Eric Morris is the Director of the La Trobe University Psychology Clinic. He is a clinical psychologist and researcher based in Melbourne, registered to practice in Australia. He has been practising Acceptance and Commitment Therapy (ACT) for nearly 20 years, including supervising and training therapists using contextual cognitive behavioural therapies. He is a founding member and a former chair of the Acceptance and Commitment Therapy Special Interest Group (ACTSIG) of the British Association for Behavioural and Cognitive Psychotherapies. Dr. Morris has also served as a Board member and President of the Australia & New Zealand Chapter of the Association for Contextual Behavioral Science.
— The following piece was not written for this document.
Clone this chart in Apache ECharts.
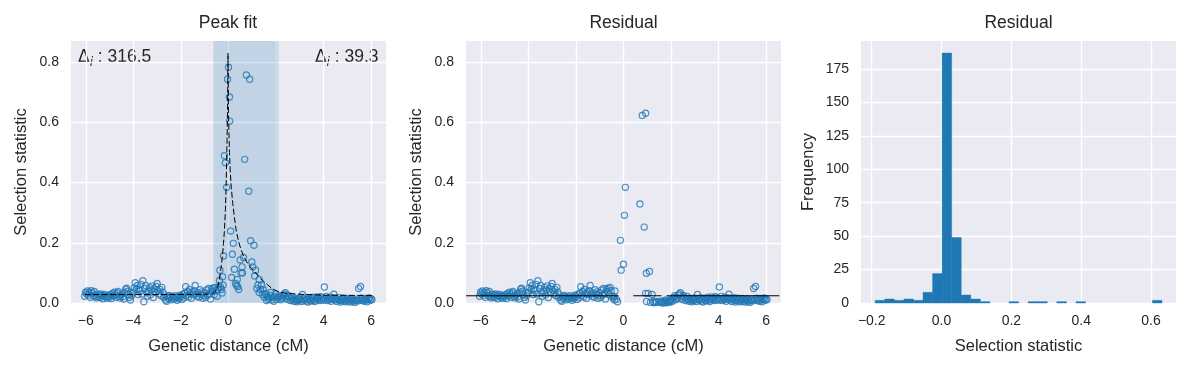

He is a co-editor of a book on ACT and mindfulness therapies for psychosis (published by Wiley-Blackwell in April 2013), co-author of a self-help guide, ACTivate Your Life: Using Acceptance and Mindfulness to Build a Life that is Rich, Fulfilling and Fun (published by Constable & Robinson in March 2015) and co-author of a groups manual ACT for Psychosis Recovery (published by New Harbinger in March 2018).

Learning Objectives:

Following this workshop participants will be able to:

  1. Describe how an approach to exposure based on ACT and clinical RFT differs from exposure conducted from a traditional habituation rationale
  2. Engage in useful discussion around common exposure myths and have ways to engage clients, colleagues and services in supporting evidence-based use of exposure
  3. Engage clients and their caregivers in effective rationales for exposure-based therapy, based on a psychological flexibility paradigm, and with attention to developmental differences across children, adolescents, and adults
  4. Prepare and utilize the process of a functional behavioural assessment and case conceptualization to develop a collaborative exposure plan with clients
  5. Demonstrate how to develop therapeutic relationship characterized by acceptance, values, compassion and commitment, that supports the client in engaging in exposure-based treatment
  6. Apply various methods suggested by the inhibitory learning paradigm to enhance exposure-based treatment, including using multiple contextual cues, stimulus variability. exposure menus, affect labelling, etc.
  7. Engage clients using valuing as action and direction to “contextualise” exposure and place exposure-based tasks under appetitive control
  8. Use clinical RFT methods to enhance tracking and contact with contingencies to usefully explore expectancy violation
  9. Use clinical RFT methods to foster flexible perspective-taking to enhance engagement in exposure tasks and promote functional senses of self
  10. Assess progress in exposure-based treatment using within-task and across-session methods 

Target Audience: Beginner, Intermediate, Advanced, Clinical

Components: Conceptual analysis, Literature review, Original data, Experiential exercises, Didactic presentation, Case presentation, Role play

Package Includes: A general certificate of attendance, lunch, and twice daily coffee/tea break on site.